Proposal of Project Malrio

Summary

Our project is a Super Mario Maker™ gameplay simulation in Minecraft, including two pieces of mechanism: a world map generator and a Mario player. All pieces of them are designed to be end-to-end neural-network-based systems. The player would be a partially observable agent. For each time step, it would be able to perceive a visible frame from the world map and make a decision for the next action.

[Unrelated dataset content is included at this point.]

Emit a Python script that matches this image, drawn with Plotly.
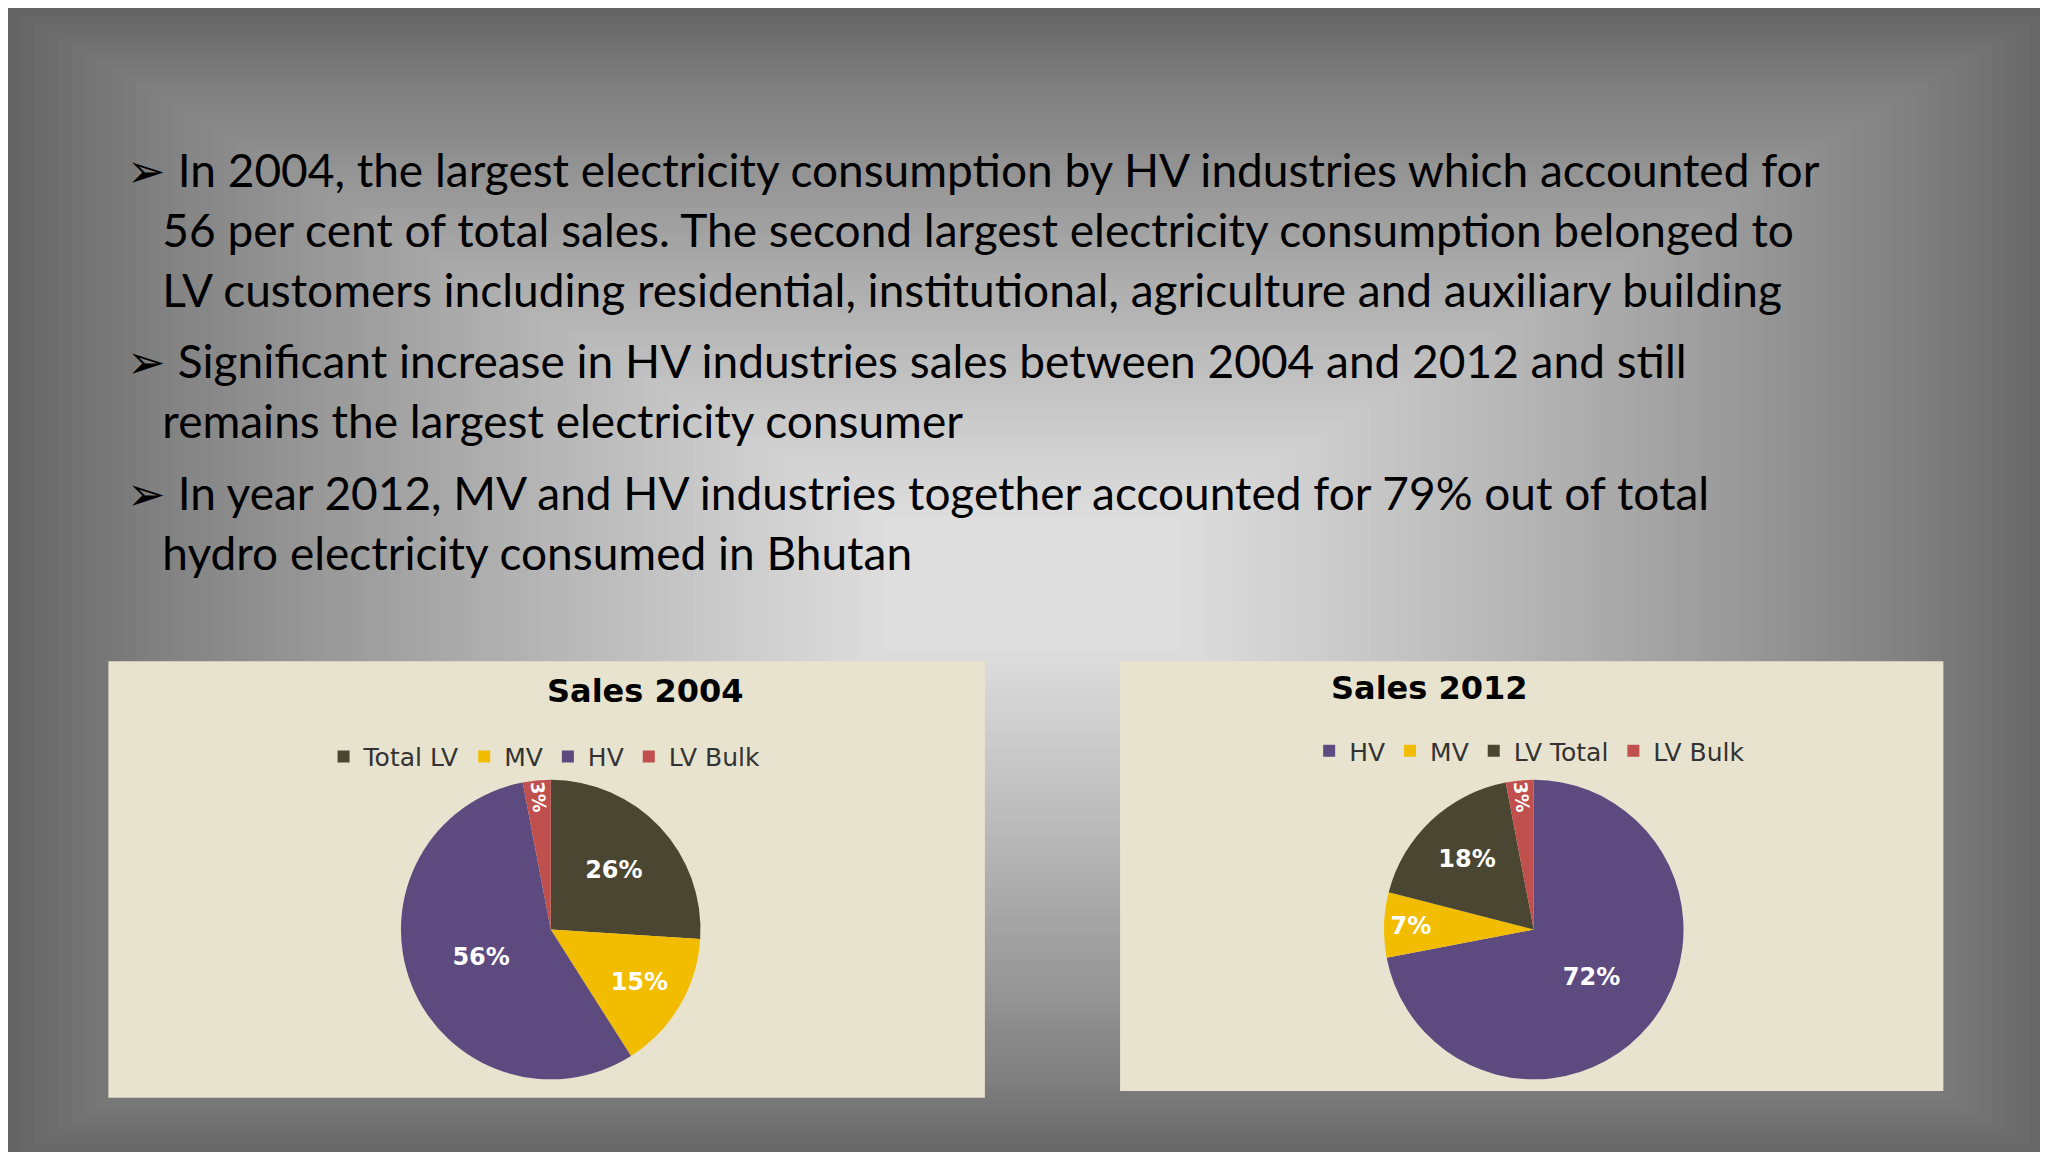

The generator would draw a random sample and generate a full world map for players.

Algorithm Design

Mario Player

  • Extract feature maps with Convnets, generate a sequence of spatial segments by Region-Of-Interest proposal layer/ soft attention, decode by LSTM/ConvLSTM/DNC/ConvDNC with or without attention, and regress a probability distribution over action choices with fully connected layers or global average pooling layers.
  • Training methods include supervised learning for parameter initialization, reinforcement learning for fine tuning and transfer learning for benefiting from pre-trained parameters.

World Map Generator

  • A GAN to generate full-sized world maps.
  • During the training process of the generator, legitimacy of the generated map and performances of well-trained Mario players on the map would be taken into account for labeling the discriminator and judging the desired sample distributions.
  • Backup alternatives: A* search / spanning tree based map generator.

Evaluation Plan

Mario Player

  • There are several potential metrics that can be used to evaluate the Mario player. The most important one is reward scores used in reinforcement learning stages. The score would be a weighted sum of longest distance agents reach, time taken to reach goals, items they collect (mushrooms, coins, etc.), special movements they perform (shell jump, bomb jump, wall jump, p switch jump, etc.), and enemies they advance_frame into or kill (goombas, koopas, bowsers, etc.). Another metric is the convergency of the model during training time (diverging, slowly converging, quickly converging, etc.). The convergency can be analyzed by loss-epoch curves and score-epoch curves. The baseline model is multi-layered perceptrons – fully connected layer only – trained with supervised learning only. We expect that our player models would have better convergency and higher scores without dying.
  • Basic sanity cases include that players reach goals in provided maps within given time limits. The moonshot cases would be that players are able to consecutively perform skillful jumps, learn to do speed running, collect red coins and find hidden key to solve puzzles, use p switches to solve puzzles, etc. Visualizations might include interpretable feature maps and filters from Convnets, soft attention spatial weights or bounding boxes of ROI proposals emphasizing on crucial positions, sequential model attentions over given positions, DNC memory read/write matrices over time steps, and histograms of weights and activations (not necessarily all of them).

Map Generator

  • The major metric of map generators would be the percentage of legitimate maps generated. In addition, the variety and difficulty of maps can also be considered as potential metrics. The percentage can be simply measured by counting numbers of legitimate ones; the variety of generated maps can be measured by statistics of cosine similarities between generated ones and provided ones or covariance matrices of the difference between provided ones and generated ones; difficulty can be measured as the negative score of a well-trained player running on generated maps. The baseline model is A* search / spanning tree based map generator. We expect our model would have larger variety of generated samples and higher difficulty.
  • Basic sanity case would be the model generating legitimate maps at a significant percentage such as 60%-75%, and it should be able to generate some maps not provided. Moonshot cases would include that the generate is able to design seed running levels and puzzles using hidden key tricks, p switch tricks, shell jump tricks, etc. Visualizations would still include feature maps and filters of transposed convolution layers, histograms of weights and activations. If we choose some GAN models with interpretable input dimensions such as info-GAN, the generated maps on the input vector space can also be visualized.